An alternative method to convert the light signal is via a CCD-type spectrometer. The spectrometer can provide multiple gas input signals, but the integration time is typically >50 msec, so the closed-loop control speeds are much longer. This slower response speed and CCD array drift mean spectrometers are typically only used for process development rather than industrial process control.

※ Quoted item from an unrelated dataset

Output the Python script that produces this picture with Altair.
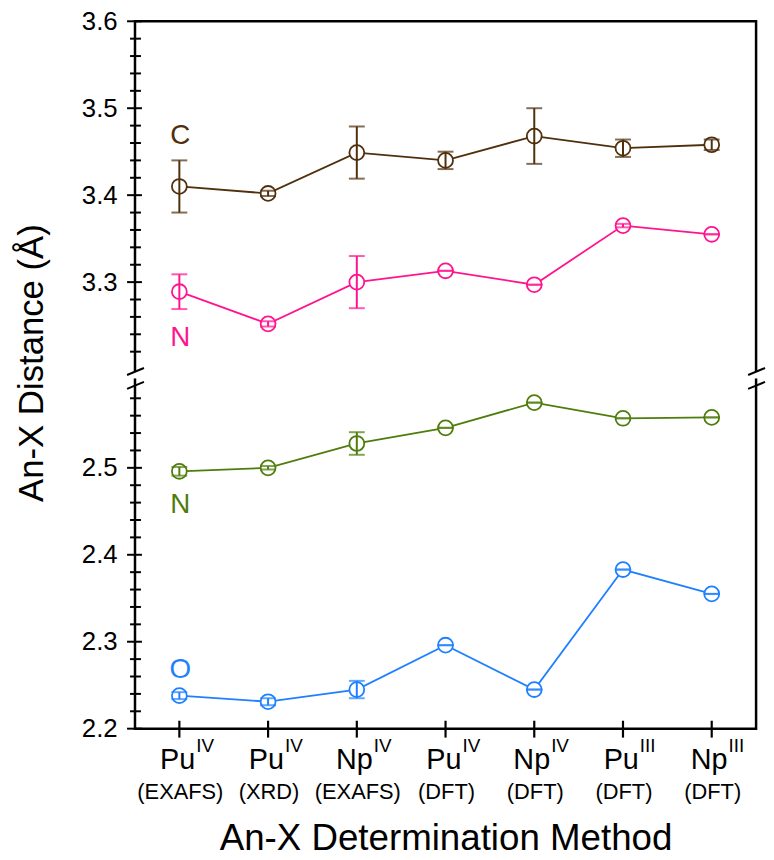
import altair as alt
import pandas as pd

# ---------------- data ----------------
categories = ["Pu IV EXAFS", "Pu IV XRD", "Np IV EXAFS", "Pu IV DFT",
              "Np IV DFT", "Pu III DFT", "Np III DFT"]
element = ["Pu", "Pu", "Np", "Pu", "Np", "Pu", "Np"]
oxidation = ["IV", "IV", "IV", "IV", "IV", "III", "III"]
method = ["(EXAFS)", "(XRD)", "(EXAFS)", "(DFT)", "(DFT)", "(DFT)", "(DFT)"]

series_names = ["An-C", "An-N (upper)", "An-N (lower)", "An-O"]
series_labels = ["C", "N", "N", "O"]
series_colors = ["#4f2f0c", "#ff148f", "#4e7d0b", "#1e80ff"]

c_val = [3.410, 3.402, 3.449, 3.440, 3.468, 3.454, 3.458]
c_err = [0.030, 0.003, 0.030, 0.010, 0.032, 0.010, 0.006]
nup_val = [3.289, 3.252, 3.300, 3.313, 3.297, 3.365, 3.355]
nup_err = [0.020, 0.003, 0.030, 0.000, 0.000, 0.002, 0.000]
nlo_val = [2.496, 2.500, 2.528, 2.546, 2.575, 2.557, 2.558]
nlo_err = [0.005, 0.002, 0.013, 0.000, 0.000, 0.000, 0.000]
o_val = [2.238, 2.231, 2.245, 2.296, 2.245, 2.383, 2.355]
o_err = [0.004, 0.004, 0.010, 0.000, 0.000, 0.000, 0.000]

major_lower = [2.2, 2.3, 2.4, 2.5]
major_upper = [3.3, 3.4, 3.5, 3.6]
minor_lower = [2.22, 2.24, 2.26, 2.28, 2.32, 2.34, 2.36, 2.38,
               2.42, 2.44, 2.46, 2.48, 2.52, 2.54, 2.56, 2.58]
minor_upper = [3.22, 3.24, 3.26, 3.28, 3.32, 3.34, 3.36, 3.38,
               3.42, 3.44, 3.46, 3.48, 3.52, 3.54, 3.56, 3.58]

# ---------------- broken-axis scale ----------------
BREAK = 3.0          # values above this belong to the upper segment
SHIFT = 0.5864       # upper segment is drawn shifted down by this amount
Y_MIN = 2.2
Y_MAX = 3.6 - SHIFT
GAP_MID = (2.6 + 3.2 - SHIFT) / 2


def tr(v):
    return round(v - SHIFT, 5) if v > BREAK else v


W, H = 626, 713
FONT = "Liberation Sans"

rows = []
for name, lab, vals, errs in zip(series_names, series_labels,
                                 [c_val, nup_val, nlo_val, o_val],
                                 [c_err, nup_err, nlo_err, o_err]):
    for i, (v, e) in enumerate(zip(vals, errs)):
        rows.append(dict(series=name, label=lab, cat=categories[i], idx=i,
                         t=tr(v), lo=tr(v - e), hi=tr(v + e)))
df = pd.DataFrame(rows)

cat_df = pd.DataFrame(dict(cat=categories, element=element,
                           ox=oxidation, method=method))

ticks_df = pd.DataFrame(
    [dict(t=tr(v), kind="major") for v in major_lower + major_upper] +
    [dict(t=tr(v), kind="minor") for v in minor_lower + minor_upper])

yscale = alt.Scale(domain=[Y_MIN, Y_MAX], nice=False, zero=False)
xscale = alt.Scale(type="point", padding=0.5)
color = alt.Color("series:N", scale=alt.Scale(domain=series_names,
                                              range=series_colors),
                  legend=None)

label_expr = ("datum.value > 2.61 ? format(datum.value + %s, '.1f') "
              ": format(datum.value, '.1f')" % SHIFT)

X_AX = alt.Axis(labels=False, ticks=False, domain=False,
                grid=False, title="An-X Determination Method",
                titleFont=FONT, titleFontSize=37,
                titleFontWeight="normal", titleColor="black",
                titleBaseline="alphabetic", titleY=122)
Y_AX = alt.Axis(values=[tr(v) for v in major_lower + major_upper],
                labelExpr=label_expr, ticks=False, tickSize=0,
                domain=False, grid=False, labelPadding=18,
                labelFont=FONT, labelFontSize=26,
                labelColor="black", labelBaseline="middle",
                title="An-X Distance (Å)", titleFont=FONT,
                titleFontSize=35, titleFontWeight="normal",
                titleColor="black", titleAngle=270,
                titleAlign="center", titleBaseline="alphabetic",
                titleX=-93, titleY=344)


def X():
    return alt.X("cat:N", sort=categories, scale=xscale, axis=X_AX)


def Y(field):
    return alt.Y(field + ":Q", scale=yscale, axis=Y_AX,
                 title="An-X Distance (Å)")


base = alt.Chart(df)

lines = base.mark_line(strokeWidth=1.8).encode(
    x=X(), y=Y("t"), color=color, detail="series:N", order="idx:Q")

points = base.mark_point(shape="circle", size=225, strokeWidth=1.8,
                         filled=False, fill="white", fillOpacity=1,
                         opacity=1).encode(x=X(), y=Y("t"), color=color)

err_rule = base.mark_rule(strokeWidth=2).encode(
    x=X(), y=Y("lo"), y2="hi:Q", color=color)

cap_lo = base.mark_tick(orient="horizontal", size=16, thickness=2).encode(
    x=X(), y=Y("lo"), color=color)
cap_hi = base.mark_tick(orient="horizontal", size=16, thickness=2).encode(
    x=X(), y=Y("hi"), color=color)

# series letters next to the first point
label_dy = [-43, 55, 42, -18]
letter_layers = []
for name, dy in zip(series_names, label_dy):
    letter_layers.append(
        alt.Chart(df[(df.series == name) & (df.idx == 0)]).mark_text(
            font=FONT, fontSize=28, align="center", baseline="alphabetic",
            dx=1, dy=dy).encode(x=X(), y=Y("t"), text="label:N", color=color))

# axis ticks crossing the axis line
ytick_major = alt.Chart(ticks_df[ticks_df.kind == "major"]).mark_rule(
    strokeWidth=2, color="black").encode(
    y=Y("t"), x=alt.value(-8), x2=alt.value(7))
ytick_minor = alt.Chart(ticks_df[ticks_df.kind == "minor"]).mark_rule(
    strokeWidth=2, color="black").encode(
    y=Y("t"), x=alt.value(-5), x2=alt.value(6))
xticks = alt.Chart(cat_df).mark_rule(strokeWidth=2.2, color="black").encode(
    x=X(), y=alt.value(H - 8), y2=alt.value(H + 9))

# category labels: element + superscript oxidation state + method
lab_main = alt.Chart(cat_df).mark_text(
    font=FONT, fontSize=29, align="right", baseline="alphabetic",
    dx=16, color="black").encode(x=X(), y=alt.value(H + 41), text="element:N")
lab_sup = alt.Chart(cat_df).mark_text(
    font=FONT, fontSize=19, align="left", baseline="alphabetic",
    dx=17, color="black").encode(x=X(), y=alt.value(H + 24), text="ox:N")
lab_method = alt.Chart(cat_df).mark_text(
    font=FONT, fontSize=22, align="center", baseline="alphabetic",
    dx=1, color="black").encode(x=X(), y=alt.value(H + 71), text="method:N")

# axis break marks (left and right)
px = (Y_MAX - Y_MIN) / H
brk = alt.Chart(pd.DataFrame({"a": [0]}))
erase_l = brk.mark_rect(color="white").encode(
    x=alt.value(-3), x2=alt.value(3),
    y=alt.datum(GAP_MID + 3.5 * px, scale=yscale),
    y2=alt.datum(GAP_MID - 3.5 * px))
erase_r = brk.mark_rect(color="white").encode(
    x=alt.value(W - 3), x2=alt.value(W + 3),
    y=alt.datum(GAP_MID + 3.5 * px, scale=yscale),
    y2=alt.datum(GAP_MID - 3.5 * px))
slashes = []
for x0 in (0, W):
    for off in (3.5, -10.5):
        slashes.append(brk.mark_rule(color="black", strokeWidth=2).encode(
            x=alt.value(x0 - 8), x2=alt.value(x0 + 9),
            y=alt.datum(GAP_MID + off * px - 3.5 * px, scale=yscale),
            y2=alt.datum(GAP_MID + off * px + 3.5 * px)))

chart = alt.layer(
    lines, points, err_rule, cap_lo, cap_hi, *letter_layers,
    ytick_major, ytick_minor, xticks, lab_main, lab_sup, lab_method,
    erase_l, erase_r, *slashes
).properties(
    width=W, height=H,
    autosize=alt.AutoSizeParams(type="none"),
    padding={"left": 128, "top": 10, "right": 10, "bottom": 131},
    background="white",
).configure_view(
    stroke="black", strokeWidth=2.5
)

chart.save("out.html", embed_options={"renderer": "svg", "actions": False})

  • Great for full spectrum data – maximum flexibility

  • Limited by speed – signal intensity is a function of integration time



Many sputtering processes just use oxygen as the reactive gas, and hence another class of sensor comes into play – Lambda oxygen ‘sniffing’. Lambda sensors are used for automotive engine management to control the efficiency of the combustion. The lambda device converts the amount of group 16 gas present (in this case O2) into a proportional voltage output. With good control of the sensor temperature and adaption for use in a vacuum environment (see VacGasG16 type), this can be a convenient method to create a gas signal to use for a successful reactive gas feedback control.

Summary: Benefits of Reactive Gas Control


  • Much improved deposition rates are achieved (factor 2.5 – 4, dependant on process*), for lower cost production

  • High thin film stoichiometry and properties control – eliminates process drift

  • High uniformity of coating – important in serial coating

  • More precisely controlled film uniformity, 1.5% over large areas (ideal uniformity for double low E glazing)

  • More energy efficient processes – the energy consumption can be reduced by up to 70%

* Material properties of the coated surface determine the maximum rate achievable, e.g., for architectural glass, too fast a deposition rate leads to a more metallic coating which can lead to future corrosion problems.